The president’s comments came after two White House officials announced that the administration would fight a subpoena issued by the House Judiciary for ex-White House counsel Don McGahn. The redacted Mueller report released last week contained several new exchanges between the president and his former lawyer, including two instances in which McGahn told investigators that Trump directed him to fire the special counsel. The White House will attempt to block the McGahn subpoena by “asserting executive privilege over his testimony,” according to the Washington Post.
Trump also told the Post that he had not made a “final, final decision” about the use of executive privilege to block McGahn’s testimony. But it sounds like the plan is a go, judging from the Post’s reporting on White House lawyers’ “plan to tell attorneys for administration witnesses called by the House that they will be asserting executive privilege over their testimony.”

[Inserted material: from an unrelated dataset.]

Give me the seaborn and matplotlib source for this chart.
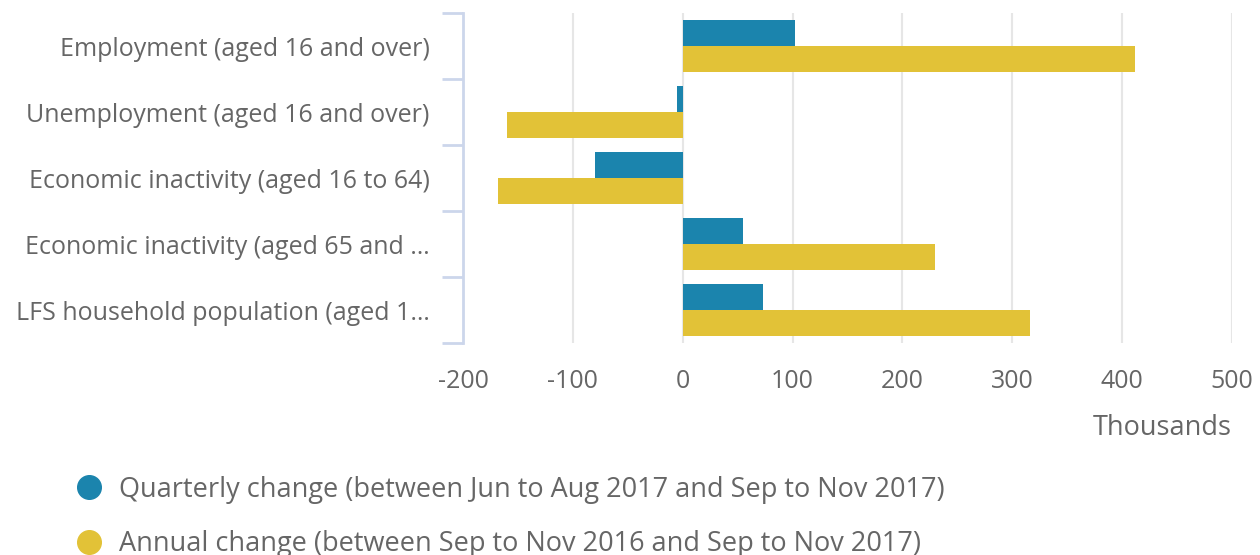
import numpy as np
import pandas as pd
import matplotlib
matplotlib.use("Agg")
import matplotlib.pyplot as plt
from matplotlib.lines import Line2D
import seaborn as sns

# Data (thousands)
categories = [
    "Employment (aged 16 and over)",
    "Unemployment (aged 16 and over)",
    "Economic inactivity (aged 16 to 64)",
    "Economic inactivity (aged 65 and …",
    "LFS household population (aged 1…",
]
quarterly = [102, -5, -80, 55, 73]
annual = [412, -160, -168, 230, 316]
series_names = [
    "Quarterly change (between Jun to Aug 2017 and Sep to Nov 2017)",
    "Annual change (between Sep to Nov 2016 and Sep to Nov 2017)",
]
colors = ["#1b84ad", "#e2c237"]
x_ticks = [-200, -100, 0, 100, 200, 300, 400, 500]

df = pd.DataFrame({
    "category": categories * 2,
    "value": quarterly + annual,
    "series": [series_names[0]] * len(categories) + [series_names[1]] * len(categories),
})

sns.set_style("white")
plt.rcParams["font.family"] = ["Open Sans", "DejaVu Sans"]
plt.rcParams["axes.unicode_minus"] = False

text_color = "#666666"
axis_color = "#ccd6eb"
fs = 18
fs_big = 19.5

fig = plt.figure(figsize=(12.6, 5.55), dpi=100)
ax = fig.add_axes([463 / 1260, 1 - 343 / 555, (1232 - 463) / 1260, (343 - 13) / 555])

sns.barplot(data=df, x="value", y="category", hue="series", orient="h",
            palette=colors, saturation=1, width=0.8, errorbar=None,
            legend=False, linewidth=0, ax=ax)

ax.set_xlim(-200, 500)
ax.set_xticks(x_ticks)
ax.set_ylim(4.5, -0.5)
ax.set_yticks(range(len(categories)))
ax.set_yticklabels(categories)
ax.set_yticks(np.arange(-0.5, len(categories), 1), minor=True)
ax.set_ylabel("")

ax.grid(axis="x", color="#e6e6e6", linewidth=1.5)
ax.set_axisbelow(True)
for side in ["top", "right", "bottom"]:
    ax.spines[side].set_visible(False)
ax.spines["left"].set_color(axis_color)
ax.spines["left"].set_linewidth(2)

ax.tick_params(axis="y", which="major", left=False, length=0, pad=24,
               labelsize=fs, labelcolor=text_color)
ax.tick_params(axis="y", which="minor", left=True, length=15, width=2, color=axis_color)
ax.tick_params(axis="x", which="major", length=0, pad=19, labelsize=fs, labelcolor=text_color)

ax.set_xlabel("Thousands", loc="right", fontsize=fs_big, color=text_color, labelpad=14)

handles = [Line2D([0], [0], marker="o", linestyle="none", markersize=17,
                  markerfacecolor=c, markeredgecolor=c) for c in colors]
fig.legend(handles, series_names, loc="upper left",
           bbox_to_anchor=(62 / 1260, 1 - 462 / 555), frameon=False,
           fontsize=fs_big, labelcolor=text_color, handlelength=1.0,
           handletextpad=0.6, labelspacing=0.98, borderpad=0)

fig.savefig("out.png", dpi=100)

The plan, like so many emitting from the White House, may not be thoroughly thought out. “It seems to me executive privilege was waived when McGahn was permitted to give testimony and to be interviewed by special counsel Mueller,” former Watergate prosecutor Richard Ben-Veniste told the Post. “I don’t see how the White House can assert executive privilege with something that has already been revealed. To use the Watergate expression, ‘You can’t put the toothpaste back in the tube.’”
Elsewhere this week, the Trump administration defied House Democrats requests to hand over the president’s tax returns, and directed former White House personnel security director Carl Kline to ignore a subpoena from the House Oversight Committee, resulting in a contempt of Congress charge for Kline. In this context, it appears that Trump’s open admission that he intends to stymie Congress wasn’t given with controversial intent — at this point, denying the House its regulatory purview is just White House operating procedure.